(NEW YORK) — In a new report released Tuesday morning, a Harvard-based group is calling for colleges to change the application process to give greater importance to applicants’ community involvement.
“Turning the Tide: Inspiring Concern for Others and the Common Good through College Admissions” — a report by Making Caring Common, a project of the Harvard Graduate School of Education — says that intellectual engagement and ethical engagement, such as concern for others and the common good, are both “highly important.”
The document — endorsed by more than 50 colleges — concludes that teens are taught to “emphasize personal success rather than concern for others,” and adds that changing the application process would send a strong message to young people.
“We have elevated achievement as the primary goal of child raising and demoted or sidelined concern for others and the common good,” Richard Weissbourd, a senior lecturer at Harvard’s School of Education and the co-creator and director of “Making Caring Common,” told ABC News.

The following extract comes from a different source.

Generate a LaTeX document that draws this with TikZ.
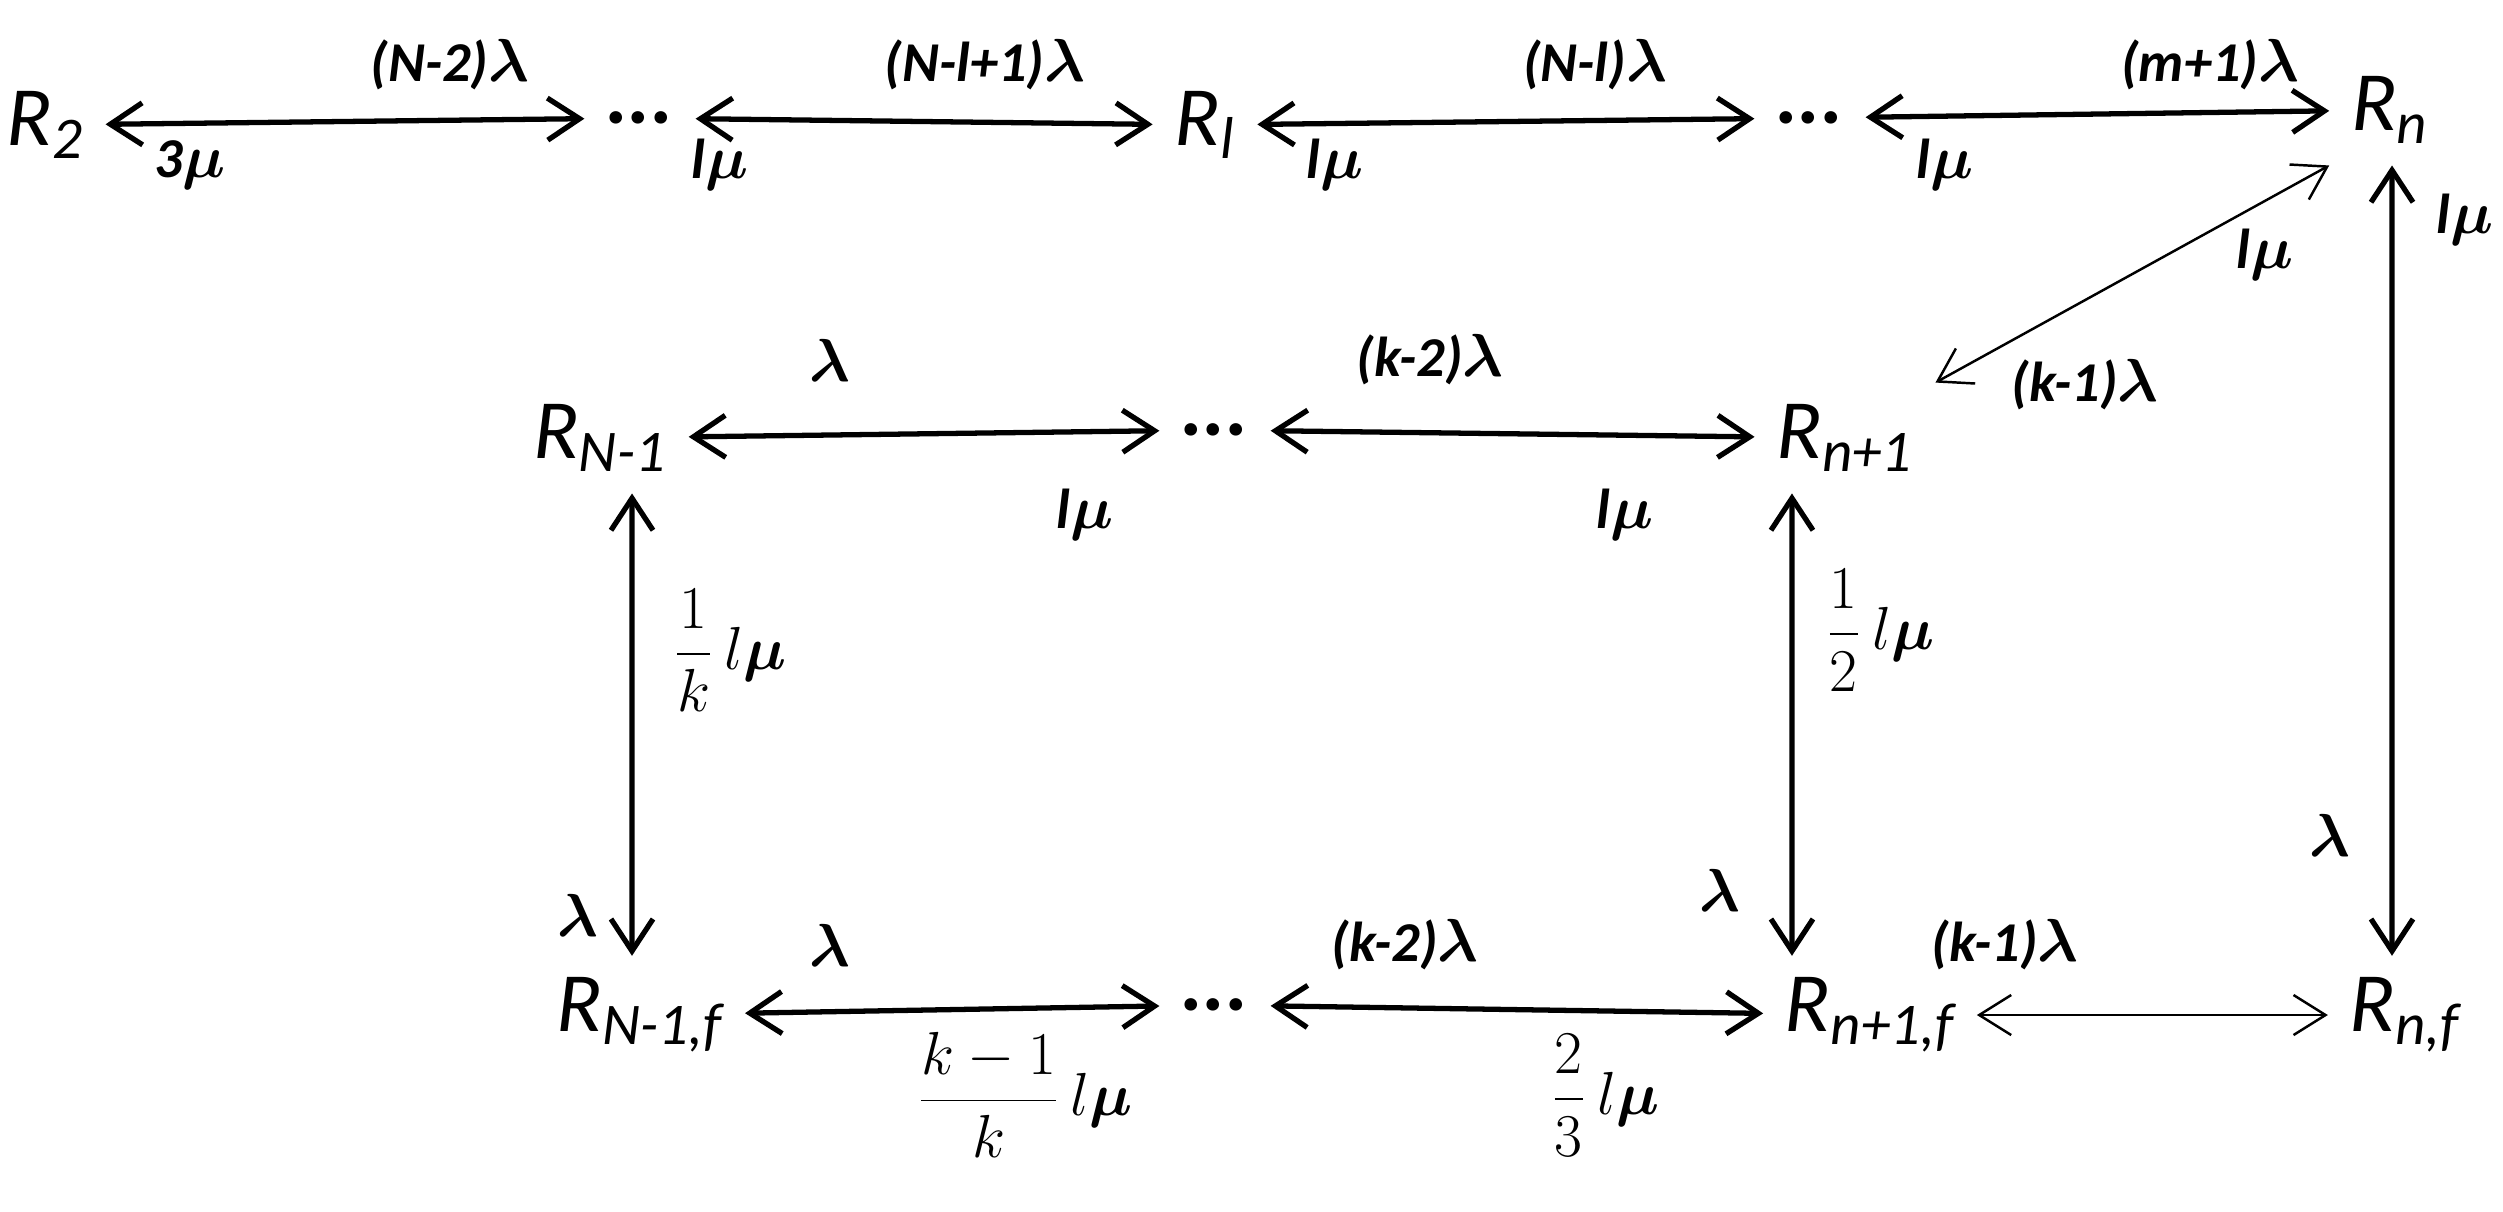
\documentclass[tikz,border=0pt]{standalone}
\usepackage{fontspec}
\usepackage{bm}
\setmainfont{Carlito}
\usetikzlibrary{arrows.meta}
\tikzset{
  state/.style={font=\fontsize{24}{26}\selectfont\itshape, inner sep=6pt},
  lbl/.style={font=\fontsize{16}{18}\selectfont\bfseries\itshape, inner sep=1pt},
  link/.style={line width=1.5pt, {Straight Barb[length=3.2mm,width=4.2mm]}-{Straight Barb[length=3.2mm,width=4.2mm]}},
  thinlink/.style={line width=0.7pt, {Straight Barb[length=3.2mm,width=4mm]}-{Straight Barb[length=3.2mm,width=4mm]}},
}
\newcommand{\lam}{$\bm\lambda$}
\newcommand{\mmu}{$\bm\mu$}
\begin{document}
\begin{tikzpicture}[x=0.01cm,y=-0.01cm]
    \useasboundingbox (0,0) rectangle (2503,1211);
    % states, top row
    \node [state] (R2) at (45,125) {R\textsubscript{2}};
    \node [state] (d1) at (640,118) {\textbf{...}};
    \node [state] (Rl) at (1205,125) {R\textsubscript{l}};
    \node [state] (d2) at (1810,118) {\textbf{...}};
    \node [state] (Rn) at (2390,110) {R\textsubscript{n}};
    % middle row
    \node [state] (RN1) at (600,438) {R\textsubscript{N-1}};
    \node [state] (d3) at (1215,430) {\textbf{...}};
    \node [state] (Rn1) at (1845,438) {R\textsubscript{n+1}};
    % bottom row
    \node [state] (RN1f) at (640,1015) {R\textsubscript{N-1,f}};
    \node [state] (d4) at (1215,1005) {\textbf{...}};
    \node [state] (Rn1f) at (1870,1015) {R\textsubscript{n+1,f}};
    \node [state] (Rnf) at (2405,1015) {R\textsubscript{n,f}};

    % top row links
    \draw [link] (R2) -- (d1);
    \draw [link] (d1) -- (Rl);
    \draw [link] (Rl) -- (d2);
    \draw [link] (d2) -- (Rn);
    \node [lbl] at (450,65) {(N-2)\lam};
    \node [lbl] at (190,165) {3\mmu};
    \node [lbl] at (985,65) {(N-l+1)\lam};
    \node [lbl] at (720,165) {l\mmu};
    \node [lbl] at (1595,65) {(N-l)\lam};
    \node [lbl] at (1335,165) {l\mmu};
    \node [lbl] at (2210,65) {(m+1)\lam};
    \node [lbl] at (1945,165) {l\mmu};

    % diagonal and right column
    \draw [thinlink] (Rn1.north east) -- (Rn.south west);
    \node [lbl] at (2265,255) {l\mmu};
    \node [lbl] at (2085,385) {(k-1)\lam};
    \draw [link] ([xshift=0.02cm]Rn.south) -- ([xshift=-0.13cm]Rnf.north);
    \node [lbl] at (2465,220) {l\mmu};
    \node [lbl] at (2330,835) {\lam};

    % middle row links
    \draw [link] (RN1) -- (d3);
    \draw [link] (d3) -- (Rn1);
    \node [lbl] at (830,360) {\lam};
    \node [lbl] at (1085,515) {l\mmu};
    \node [lbl] at (1430,360) {(k-2)\lam};
    \node [lbl] at (1625,515) {l\mmu};

    % vertical links
    \draw [link] ([xshift=0.32cm]RN1.south) -- ([xshift=-0.08cm]RN1f.north);
    \node [lbl] at (730,650) {$\displaystyle\frac{1}{k}\,l\bm\mu$};
    \node [lbl] at (578,915) {\lam};
    \draw [link] ([xshift=-0.53cm]Rn1.south) -- ([xshift=-0.78cm]Rn1f.north);
    \node [lbl] at (1880,630) {$\displaystyle\frac{1}{2}\,l\bm\mu$};
    \node [lbl] at (1720,890) {\lam};

    % bottom row links
    \draw [link] (RN1f) -- (d4);
    \draw [link] (d4) -- (Rn1f);
    \draw [thinlink] (Rn1f) -- (Rnf);
    \node [lbl] at (1025,1095) {$\displaystyle\frac{k-1}{k}\,l\bm\mu$};
    \node [lbl] at (830,945) {\lam};
    \node [lbl] at (1405,945) {(k-2)\lam};
    \node [lbl] at (1605,1095) {$\displaystyle\frac{2}{3}\,l\bm\mu$};
    \node [lbl] at (2005,945) {(k-1)\lam};
\end{tikzpicture}
\end{document}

The report makes the following recommendations for reducing “undue achievement pressure” and redefining achievement:
1. Reduce the Advanced Placement classes that students take.
2. Reduce the number of required extracurricular activities.
3. Make some SAT scores optional.
4. Challenge the “misconception that there are only a handful of excellent colleges and that only a handful of colleges create networks that are vital to job success.”
5. Admissions offices should warn students against submitting “overcoached” applications, saying such applications can “jeopardize desired admission outcomes.”
It also makes recommendations for assessing ethical character, which include evaluating the student’s contribution to his or her family and to the wider community.
The Massachusetts Institute of Technology, one of the schools that endorsed the report, has already changed its essay question to reflect community involvement rather than another kind of highlighted achievement.
“We want to know how have you affected those around you, and made those around you better. Because that’s important,” Stuart Schmill, MIT’s dean of admissions, said.